10 e-learning jargon terms you need to know

It can seem somewhat daunting when researching e-learning solutions, with acronyms and strange phrases dominating promotional material. We’ve decided to give a run-down of what these things actually mean:

1. LMS – Learning Management System

A Learning Management System is, in its most basic form, a way to take your training online. While similar to a VLE, (and some would argue they’re the same, and the difference is purely semantic), the main difference between the two is that an LMS is generally used in a corporate setting (ie business) while a VLE is used in an educational one (ie schools, colleges and universities). Totara is an LMS which we support!

2. Authoring Tool

This one is actually relatively simple – it’s a tool used to author things, in this case, usually e-learning modules. These will generally be integrated into other systems and conform to certain standards such as SCORM (see below).

3. Instructional Design

This one is more of a philosophy than a service, and refers to how instructional tools might be created to maximise the efficiency of knowledge transfer. In general, it will take into account current trends in education training as well as feedback from teachers and learners.
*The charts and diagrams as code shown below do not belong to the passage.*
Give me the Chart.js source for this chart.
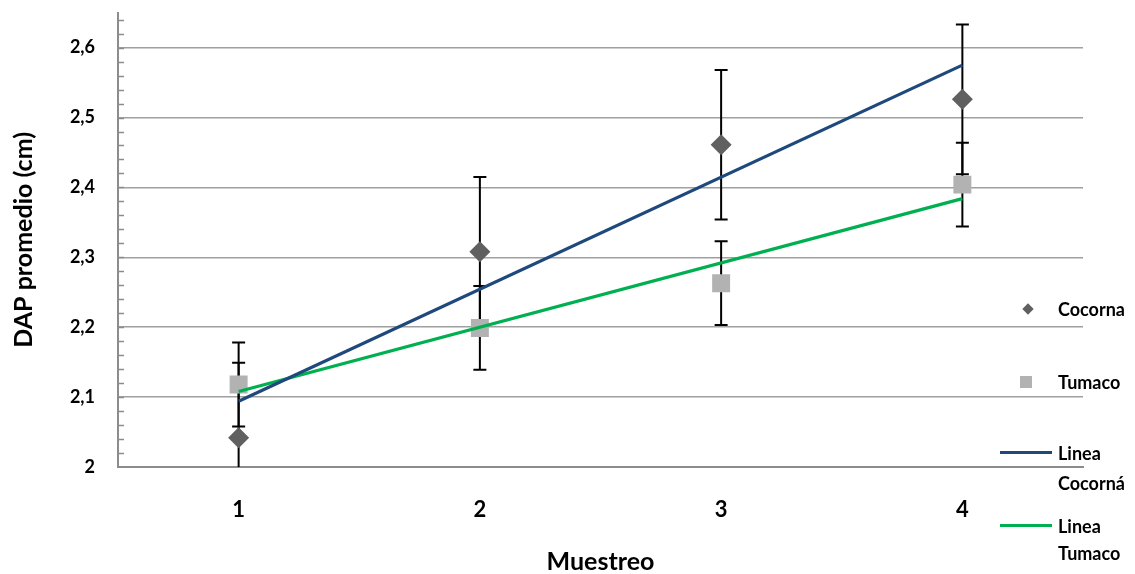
<!DOCTYPE html>
<html>
<head>
<meta charset="utf-8">
<script src="https://cdn.jsdelivr.net/npm/chart.js@4.4.0/dist/chart.umd.min.js"></script>
<style>
  body { margin: 0; background: #fff; }
  #wrap { position: relative; width: 1135px; height: 574px; }
  .lg { position: absolute; font: bold 18px Lato, sans-serif; line-height: 20px; color: #000; white-space: nowrap; }
  .mk { position: absolute; }
</style>
</head>
<body>
<div id="wrap">
  <canvas id="chart" width="1135" height="574"></canvas>
  <div class="mk" style="left:1024px;top:305px;width:8px;height:8px;background:#606060;transform:rotate(45deg)"></div>
  <div class="lg" style="left:1058px;top:299px">Cocorna</div>
  <div class="mk" style="left:1020px;top:376px;width:12px;height:12px;background:#b2b2b2"></div>
  <div class="lg" style="left:1058px;top:372px">Tumaco</div>
  <div class="mk" style="left:1000px;top:451px;width:52px;height:3px;background:#1f497d"></div>
  <div class="lg" style="left:1058px;top:443px">Linea</div>
  <div class="lg" style="left:1058px;top:473px">Cocorná</div>
  <div class="mk" style="left:1000px;top:524px;width:52px;height:3px;background:#00b050"></div>
  <div class="lg" style="left:1058px;top:516px">Linea</div>
  <div class="lg" style="left:1058px;top:543px">Tumaco</div>
</div>
<script>
// data
const categories = ["1", "2", "3", "4"];
const cocorna = [2.042, 2.308, 2.461, 2.526];
const tumaco = [2.118, 2.199, 2.263, 2.404];
const errCocorna = [0.107, 0.107, 0.107, 0.107];
const errTumaco = [0.06, 0.06, 0.06, 0.06];
// trend lines: only the end points, drawn straight across
const lineCocorna = [2.094, null, null, 2.575];
const lineTumaco = [2.108, null, null, 2.384];
const yMin = 2, yMax = 2.65, yStep = 0.1, yMinor = 0.02;

const isMajor = v => Math.abs(v / yStep - Math.round(v / yStep)) < 1e-6;
const fmt = v => (Math.round(v * 10) / 10).toString().replace(".", ",");

// error bars behind the markers
const errorBars = {
  id: "errorBars",
  beforeDatasetsDraw(chart) {
    const { ctx, chartArea: a, scales: { x, y } } = chart;
    ctx.save();
    ctx.beginPath();
    ctx.rect(a.left, a.top, a.right - a.left, a.bottom - a.top);
    ctx.clip();
    ctx.strokeStyle = "#000";
    ctx.lineWidth = 2;
    [[cocorna, errCocorna], [tumaco, errTumaco]].forEach(([vals, errs]) => {
      vals.forEach((v, i) => {
        const px = x.getPixelForValue(i);
        const top = y.getPixelForValue(v + errs[i]);
        const bot = y.getPixelForValue(v - errs[i]);
        ctx.beginPath();
        ctx.moveTo(px, top); ctx.lineTo(px, bot);
        ctx.moveTo(px - 6.5, top); ctx.lineTo(px + 6.5, top);
        ctx.moveTo(px - 6.5, bot); ctx.lineTo(px + 6.5, bot);
        ctx.stroke();
      });
    });
    ctx.restore();
  }
};

// small minor tick marks inside the y axis
const minorTicks = {
  id: "minorTicks",
  afterDraw(chart) {
    const { ctx, scales: { y } } = chart;
    ctx.save();
    ctx.strokeStyle = "#8c8c8c";
    ctx.lineWidth = 1.5;
    for (let v = yMin + yMinor; v < yMax - 0.005; v += yMinor) {
      const py = Math.round(y.getPixelForValue(v)) + 0.5;
      ctx.beginPath();
      ctx.moveTo(y.right, py);
      ctx.lineTo(y.right + 6, py);
      ctx.stroke();
    }
    ctx.restore();
  }
};

const ctx = document.getElementById("chart").getContext("2d");
new Chart(ctx, {
  type: "line",
  data: {
    labels: categories,
    datasets: [
      { label: "Linea Cocorná", data: lineCocorna, borderColor: "#1f497d", borderWidth: 3.2, pointRadius: 0, spanGaps: true, order: 0 },
      { label: "Linea Tumaco", data: lineTumaco, borderColor: "#00b050", borderWidth: 3.2, pointRadius: 0, spanGaps: true, order: 0 },
      { label: "Cocorna", data: cocorna, showLine: false, pointStyle: "rectRot", pointRadius: 10.5, backgroundColor: "#606060", borderColor: "#606060", borderWidth: 0, order: 1 },
      { label: "Tumaco", data: tumaco, showLine: false, pointStyle: "rect", pointRadius: 12.7, backgroundColor: "#b2b2b2", borderColor: "#b2b2b2", borderWidth: 0, order: 1 }
    ]
  },
  options: {
    responsive: false,
    animation: false,
    layout: { padding: { top: 11, right: 52, left: 0, bottom: 0 } },
    plugins: { legend: { display: false }, tooltip: { enabled: false } },
    scales: {
      x: {
        offset: true,
        grid: { display: false, drawTicks: false },
        border: { color: "#8c8c8c", width: 2 },
        ticks: { color: "#000", padding: 30, font: { family: "Lato", weight: "bold", size: 22 } },
        title: { display: true, text: "Muestreo", color: "#000", padding: 0, font: { family: "Lato", weight: "bold", size: 25, lineHeight: 1 } },
        afterFit: s => { s.height = 107; }
      },
      y: {
        min: yMin,
        max: yMax,
        afterBuildTicks: s => { s.ticks = s.ticks.filter(t => isMajor(t.value)); },
        ticks: { stepSize: yStep, color: "#000", padding: 23, callback: v => fmt(v), font: { family: "Lato", weight: "bold", size: 18 } },
        grid: { color: "#a0a0a0", lineWidth: 1.5, drawTicks: false },
        border: { color: "#8c8c8c", width: 2 },
        title: { display: true, text: "DAP promedio (cm)", color: "#000", padding: { top: 9, bottom: 0 }, font: { family: "Lato", weight: "bold", size: 25 } },
        afterFit: s => { s.width = 118; s.paddingTop = 0; s.paddingBottom = 0; }
      }
    }
  },
  plugins: [errorBars, minorTicks]
});
</script>
</body>
</html>
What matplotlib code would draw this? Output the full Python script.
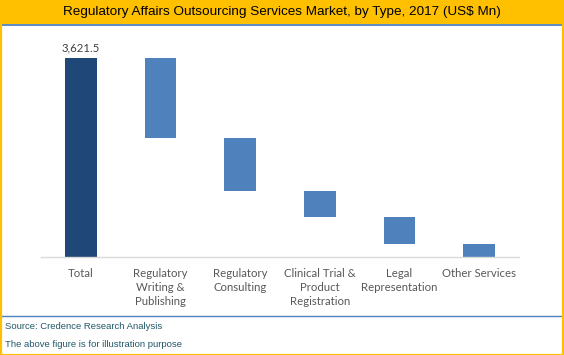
#!/usr/bin/env python3

import numpy as np
import matplotlib
matplotlib.use("Agg")
import matplotlib.pyplot as plt
from matplotlib.patches import Rectangle
from matplotlib.lines import Line2D

title = "Regulatory Affairs Outsourcing Services Market, by Type, 2017 (US$ Mn)"
categories = ["Total", "Regulatory\nWriting &\nPublishing", "Regulatory\nConsulting",
              "Clinical Trial &\nProduct\nRegistration", "Legal\nRepresentation", "Other Services"]
total = 3621.5
segments = [1456, 959, 473, 491, 242.5]
total_label = "3,621.5"
source_text = "Source: Credence Research Analysis"
note_text = "The above figure is for illustration purpose"

W, H = 564, 355
fig = plt.figure(figsize=(W / 100, H / 100), dpi=100)

def fy(py):
    return 1 - py / H

# header band and borders
fig.patches.append(Rectangle((0, fy(24)), 1, 24 / H, transform=fig.transFigure,
                             facecolor="#FFC000", edgecolor="none", zorder=0))
fig.lines.append(Line2D([0, 1], [fy(24.8), fy(24.8)], transform=fig.transFigure,
                        color="#4F81BD", lw=1.3))
fig.lines.append(Line2D([0, 1], [fy(316), fy(316)], transform=fig.transFigure,
                        color="#4F81BD", lw=1.0))
fig.patches.append(Rectangle((0.5 / W, 0.5 / H), 1 - 2 / W, 1 - 1.5 / H, transform=fig.transFigure,
                             facecolor="none", edgecolor="#FFC000", lw=1.6, zorder=5))

fig.text(0.5, fy(12), title, ha="center", va="center", fontsize=9.7,
         family="Liberation Sans", color="black")
fig.text(5 / W, fy(326.5), source_text, ha="left", va="center", fontsize=6.8,
         family="Liberation Sans", color="#215868")
fig.text(5 / W, fy(344.5), note_text, ha="left", va="center", fontsize=6.8,
         family="Liberation Sans", color="#215868")

ax = fig.add_axes([41 / W, fy(257), (519 - 41) / W, (257 - 37.2) / H])
x = np.arange(len(categories))

# waterfall
ends = total - np.cumsum(segments)
starts = np.concatenate([[total], ends[:-1]])
ax.bar(x[0], total, width=0.4, color="#1F4778")
ax.bar(x[1:], starts - ends, bottom=ends, width=0.4, color="#4F81BD")
ax.text(x[0], total + 90, total_label, ha="center", va="bottom", fontsize=8.2,
        family="Lato", color="#404040")

ax.set_xlim(-0.5, len(categories) - 0.5)
ax.set_ylim(0, 4000)
ax.set_yticks([])
for s in ["top", "right", "left"]:
    ax.spines[s].set_visible(False)
ax.spines["bottom"].set_color("#D9D9D9")
ax.spines["bottom"].set_linewidth(1.0)
ax.set_xticks(x)
ax.set_xticklabels(categories, fontsize=8.2, family="Lato", color="#595959",
                   linespacing=1.3, va="top")
ax.tick_params(axis="x", length=0, pad=8)

fig.savefig("out.png", dpi=100)
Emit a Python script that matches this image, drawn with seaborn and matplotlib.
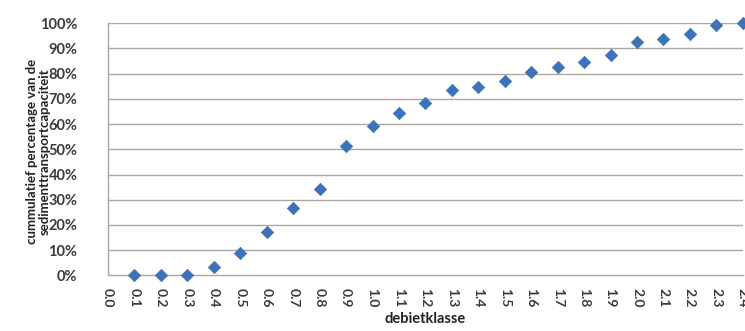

SCORM, or Sharable Content Object Reference Model is, in essence, a set of standards for how e-learning modules can work. It’s very much a software-based term and mostly refers to how data is formatted at the back-end. SCORM-formatted courses can be transferred between SCORM-compliant LMSs, so you can migrate with ease.

5. Tin Can API

We’ve already spoken about this one in a previous blog post, but it’s an important thing to know. Tin Can API (aka Experience API) is a specification for learning technology that competes with SCORM, and its main advantage is its flexibility, interoperability and its tracking capabilities – there’s a reason it’s seeing massive growth over SCORM!

6. Virtual classroom

Essentially a Virtual Classroom is just another name for e-learning solutions with a centralised point. They allow for collaboration and instruction digitally, so are much more convenient for things such as distance learning or corporate training where time and venues might not necessarily overlap.

7. LTI Connector

LTI here stands for Learning Tools Interoperability, meaning an LTI Connector is a piece of software within an LMS which allows for communication between plugins. When using a diverse range of services, it’s important to ensure you’re working smartly, and an LTI connector can help you do this. An LTI-compliant LMS is one which supports this feature.

8. Blended learning

This is a more straightforward explanation – blended learning refers to a teaching model using a variety of different media. In this context, it refers to the use of online tools to supplement offline tuition, and emphasises a degree of learner-control over the process. A purely LMS-based method of training can leave learners with little experience of actual skills – it’s important to take physical training into account as well through blended learning programs.

9. Action learning

While traditional learning methods generally revolve around instruction, action learning very much emphasises “learning by doing”. Knowledge is much more easily retained when it’s acted upon – or to put it in more relevant terms, when it’s interactive. Web-based learning is much more flexible than traditional methods, and the ability to insert rich media applications into your LMS makes it easier than ever to create effective learning programmes.

10. Personalised learning

Different learners have different needs, whether they be personal or environmental ones. This is in addition to the question of what you’re actually hoping to get out of a teaching programme – is it educational or work-based? With web-based software you’re able to personalise your training for individual learners in a much more simple way – traditionally a personal experience would need one-on-one tuition, but with the use of LMSs it can be as simple as setting the correct user access permissions.